◆ EXERCISE DIRECTIONS
Restate each of the lines below word for word and drop every picture.

◆ SOURCE DATA
--------------------
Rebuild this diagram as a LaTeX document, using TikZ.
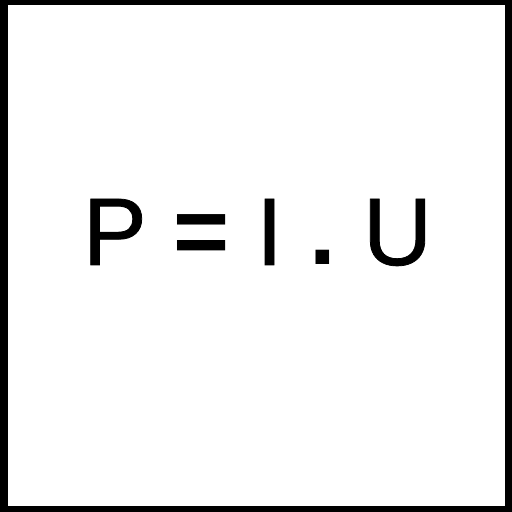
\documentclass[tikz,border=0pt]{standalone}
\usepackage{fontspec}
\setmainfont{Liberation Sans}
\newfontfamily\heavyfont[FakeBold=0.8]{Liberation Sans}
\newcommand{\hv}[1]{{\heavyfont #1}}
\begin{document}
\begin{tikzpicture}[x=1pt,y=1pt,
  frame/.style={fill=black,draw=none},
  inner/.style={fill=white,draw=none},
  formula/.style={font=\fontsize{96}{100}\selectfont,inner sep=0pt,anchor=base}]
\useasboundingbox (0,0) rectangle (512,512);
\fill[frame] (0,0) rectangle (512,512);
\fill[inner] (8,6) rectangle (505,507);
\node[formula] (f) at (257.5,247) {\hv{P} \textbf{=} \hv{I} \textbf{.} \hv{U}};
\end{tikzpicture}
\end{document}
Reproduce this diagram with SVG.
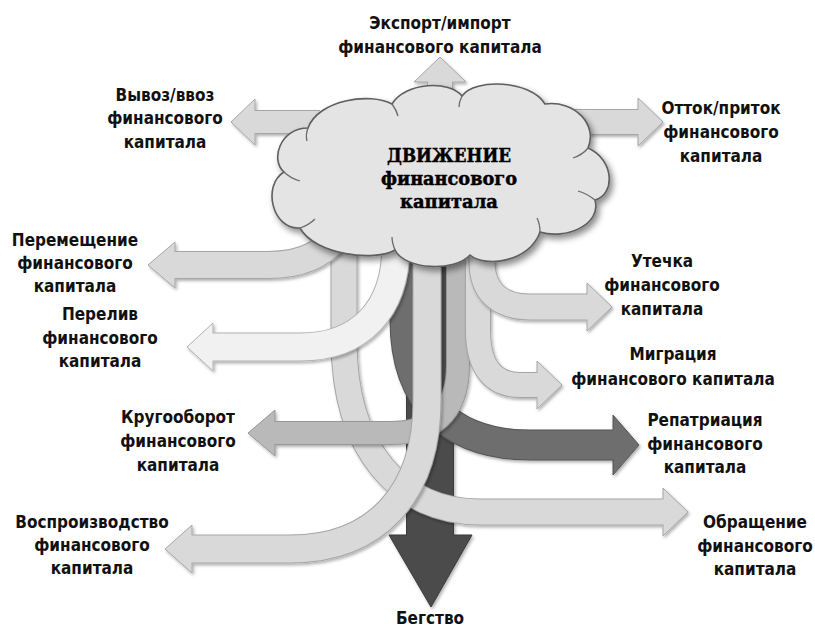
--------------------
◆ EXERCISE OUTPUT
Rebuild this diagram as a LaTeX document, using TikZ.
\documentclass[tikz,border=0pt]{standalone}
\usepackage{fontspec}
\setmainfont{Liberation Sans}
\newfontfamily\heavyfont[FakeBold=0.8]{Liberation Sans}
\newcommand{\hv}[1]{{\heavyfont #1}}
\begin{document}
\begin{tikzpicture}[x=1pt,y=1pt,
  frame/.style={fill=black,draw=none},
  inner/.style={fill=white,draw=none},
  formula/.style={font=\fontsize{96}{100}\selectfont,inner sep=0pt,anchor=base}]
\useasboundingbox (0,0) rectangle (512,512);
\fill[frame] (0,0) rectangle (512,512);
\fill[inner] (8,6) rectangle (505,507);
\node[formula] (f) at (257.5,247) {\hv{P} \textbf{=} \hv{I} \textbf{.} \hv{U}};
\end{tikzpicture}
\end{document}
Reproduce this diagram with SVG.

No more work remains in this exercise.